How businesses are using machine learning
Machine learning is the core of some companies’ business models, like in the case of Netflix’s suggestions algorithm or Google’s search engine. Other companies are engaging deeply with machine learning, though it’s not their main business proposition.
Others are still trying to determine how to use machine learning in a beneficial way. “In my opinion, one of the hardest problems in machine learning is figuring out what problems I can solve with machine learning,” Shulman said. “There’s still a gap in the understanding.” Leading the AI-Driven OrganizationIn person at MIT Sloan
In a 2018 paper, researchers from the MIT Initiative on the Digital Economy outlined a 21-question rubric to determine whether a task is suitable for machine learning. The researchers found that no occupation will be untouched by machine learning, but no occupation is likely to be completely taken over by it. The way to unleash machine learning success, the researchers found, was to reorganize jobs into discrete tasks, some which can be done by machine learning, and others that require a human.
Companies are already using machine learning in several ways, including:
Recommendation algorithms. The recommendation engines behind Netflix and YouTube suggestions, what information appears on your Facebook feed, and product recommendations are fueled by machine learning. “[The algorithms] are trying to learn our preferences,” Madry said. “They want to learn, like on Twitter, what tweets we want them to show us, on Facebook, what ads to display, what posts or liked content to share with us.”
Image analysis and object detection. Machine learning can analyze images for different information, like learning to identify people and tell them apart — though facial recognition algorithms are controversial. Business uses for this vary. Shulman noted that hedge funds famously use machine learning to analyze the number of cars in parking lots, which helps them learn how companies are performing and make good bets.
Fraud detection. Machines can analyze patterns, like how someone normally spends or where they normally shop, to identify potentially fraudulent credit card transactions, log-in attempts, or spam emails.
Automatic helplines or chatbots. Many companies are deploying online chatbots, in which customers or clients don’t speak to humans, but instead interact with a machine. These algorithms use machine learning and natural language processing, with the bots learning from records of past conversations to come up with appropriate responses.
Self-driving cars. Much of the technology behind self-driving cars is based on machine learning, deep learning in particular.
Medical imaging and diagnostics. Machine learning programs can be trained to examine medical images or other information and look for certain markers of illness, like a tool that can predict cancer risk based on a mammogram.

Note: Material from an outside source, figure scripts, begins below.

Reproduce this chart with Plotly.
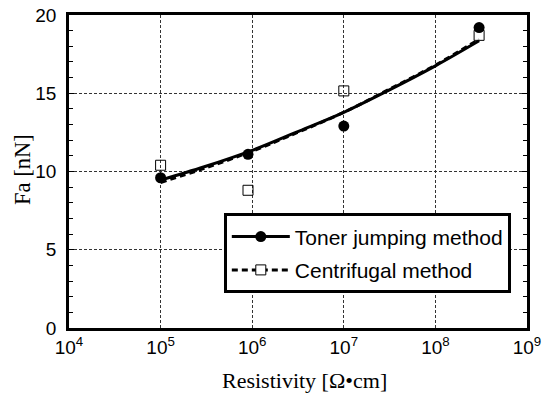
import plotly.graph_objects as go

# Data points
resistivity = [1e5, 9e5, 1e7, 3e8]
toner_fa = [9.6, 11.1, 12.9, 19.2]
centrifugal_fa = [10.4, 8.8, 15.15, 18.7]

# Fitted curves
fit_x = [1e5, 3e5, 1e6, 3e6, 1e7, 3e7, 1e8, 3e8]
toner_fit = [9.45, 10.3, 11.35, 12.5, 13.78, 15.15, 16.75, 18.35]
centrifugal_fit = [9.3, 10.2, 11.3, 12.45, 13.78, 15.2, 16.8, 18.45]

names = ["Toner jumping method", "Centrifugal method"]
x_ticks = [1e4, 1e5, 1e6, 1e7, 1e8, 1e9]
x_ticktext = ["10<sup>4</sup>", "10<sup>5</sup>", "10<sup>6</sup>",
              "10<sup>7</sup>", "10<sup>8</sup>", "10<sup>9</sup>"]
y_ticks = [0, 5, 10, 15, 20]
x_title = "Resistivity [Ω•cm]"
y_title = "Fa [nN]"

sans = "Arial, Liberation Sans, sans-serif"
serif = "Times New Roman, Liberation Serif, serif"

fig = go.Figure()

fig.add_trace(go.Scatter(x=fit_x, y=centrifugal_fit, mode="lines",
                         line=dict(color="black", width=3, dash="6px,4px", shape="spline"),
                         showlegend=False, hoverinfo="skip"))
fig.add_trace(go.Scatter(x=fit_x, y=toner_fit, mode="lines",
                         line=dict(color="black", width=3, shape="spline"),
                         showlegend=False, hoverinfo="skip"))
fig.add_trace(go.Scatter(x=resistivity, y=centrifugal_fa, mode="markers",
                         marker=dict(symbol="square-open", size=10, color="black",
                                     line=dict(width=1)),
                         showlegend=False))
fig.add_trace(go.Scatter(x=resistivity, y=toner_fa, mode="markers",
                         marker=dict(symbol="circle", size=11, color="black"),
                         showlegend=False))

# legend entries
fig.add_trace(go.Scatter(x=[None], y=[None], mode="lines+markers", name=names[0],
                         legendgroup="a",
                         line=dict(color="black", width=3),
                         marker=dict(symbol="circle", size=11, color="black")))
fig.add_trace(go.Scatter(x=[None], y=[None], mode="lines+markers", name=names[1],
                         legendgroup="b",
                         line=dict(color="black", width=3, dash="6px,4px"),
                         marker=dict(symbol="square", size=10, color="white",
                                     line=dict(color="black", width=1))))

fig.update_layout(
    width=550, height=395,
    margin=dict(l=69, r=23, t=15, b=67, autoexpand=False),
    paper_bgcolor="white", plot_bgcolor="white",
    font=dict(family=sans, size=18, color="black"),
    legend=dict(x=0.338, y=0.366, xanchor="left", yanchor="top",
                bgcolor="white", bordercolor="black", borderwidth=3,
                font=dict(family=sans, size=21, color="black"),
                tracegroupgap=3, itemwidth=58),
    annotations=[
        dict(text=x_title, xref="paper", yref="paper", x=0.515, y=-0.168,
             xanchor="center", yanchor="middle", showarrow=False,
             font=dict(family=serif, size=22, color="black")),
        dict(text=y_title, xref="paper", yref="paper", x=-0.1004, y=0.505,
             xanchor="center", yanchor="middle", showarrow=False, textangle=-90,
             font=dict(family=serif, size=22.5, color="black")),
    ],
)

fig.update_xaxes(
    type="log", range=[4, 9], automargin=False,
    tickvals=x_ticks, ticktext=x_ticktext, ticks="",
    showline=True, linecolor="black", linewidth=2.5, mirror=True,
    showgrid=True, gridcolor="#333", gridwidth=1, griddash="3px,2px",
    tickfont=dict(family=sans, size=19),
    zeroline=False,
)

fig.update_yaxes(
    range=[0, 20], tickvals=y_ticks, automargin=False,
    ticks="inside", ticklen=5, tickwidth=1, tickcolor="black",
    minor=dict(dtick=1, ticks="inside", ticklen=4, tickwidth=1, tickcolor="black", showgrid=False),
    showline=True, linecolor="black", linewidth=2.5, mirror="allticks",
    showgrid=True, gridcolor="#333", gridwidth=1, griddash="3px,2px",
    tickfont=dict(family=sans, size=19), ticklabelstandoff=6,
    zeroline=False,
)

fig.write_html("out.html")
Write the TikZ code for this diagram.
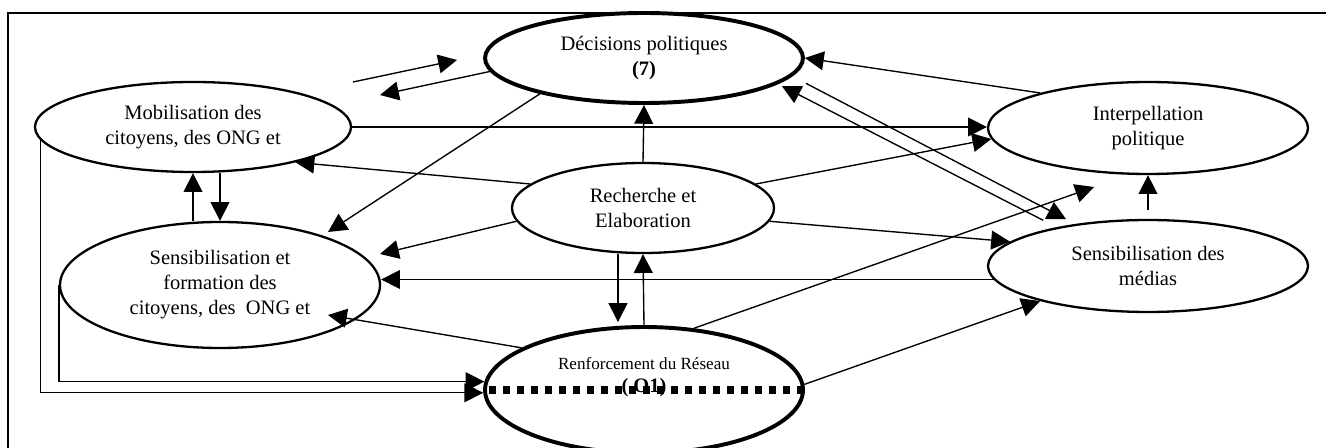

How machine learning works: promises and challenges
While machine learning is fueling technology that can help workers or open new possibilities for businesses, there are several things business leaders should know about machine learning and its limits.
Explainability
One area of concern is what some experts call explainability, or the ability to be clear about what the machine learning models are doing and how they make decisions. “Understanding why a model does what it does is actually a very difficult question, and you always have to ask yourself that,” Madry said. “You should never treat this as a black box, that just comes as an oracle … yes, you should use it, but then try to get a feeling of what are the rules of thumb that it came up with? And then validate them.”